Falaise et pins, cascade en suspens
En haut à droite, inscription de Zhu Henian suivie de deux sceaux du peintre; 羅浮山民朱鶴年; 鶴年; 野雲
Don manuel : Fondation Antoni Laurent
Zhu Henian (1760-1834), a native of Taizhou, Jiangsu, was principally active in Beijing, where his name was associated with those of two other artists, Zhu Angzhi and Zhu Ben, who formed with him the school of the Three Zhu.

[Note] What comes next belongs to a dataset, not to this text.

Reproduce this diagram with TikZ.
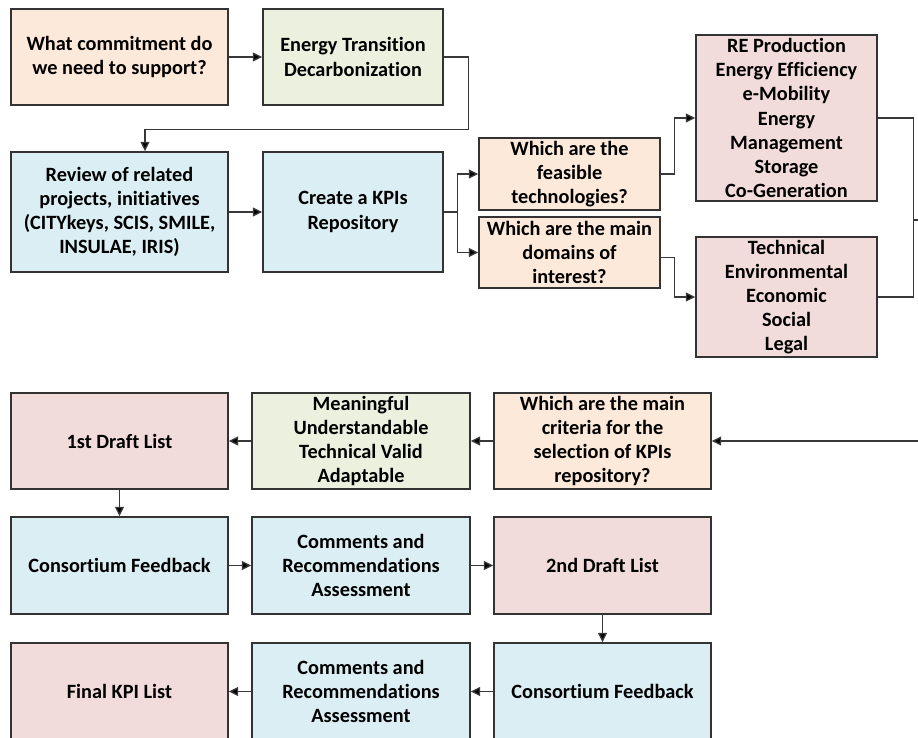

Many paintings by Zhu Henian dedicated to eminent figures in lettered circles, such as Weng Fanggang, Yi Bingshou and Ruan Yuan, reflect the scholarly nature of his work, executed in a classical style that demonstrates his perfect knowledge of past masters. However, the inscription on the painting Cliff and Pines, Suspended Waterfall speaks paradoxically of his relationship with regard to these artistic models. The colophon added to the work tells us that it was created in response to the mediocre quality of a painting of the Tiantai Mountains, a copy (moben) that was not a match for the descriptions of them composed by the Tang poet Lu Guimeng ( ?- 881). Having been disappointed by this work seen at a collector’s, Zhu Henian undertook to depict the great pines as he imagined them.
This painting, offered as a gift by the Friends of the Cernuschi Museum, is similar to a work in Tianjin Museum in its dry-brush treatment of the rocks. The compositional arrangement of a cluster of tall trees forming a central axis is also used in one of Zhu Henian’s best-known paintings, The Pavilion of Ten Thousand Scrolls.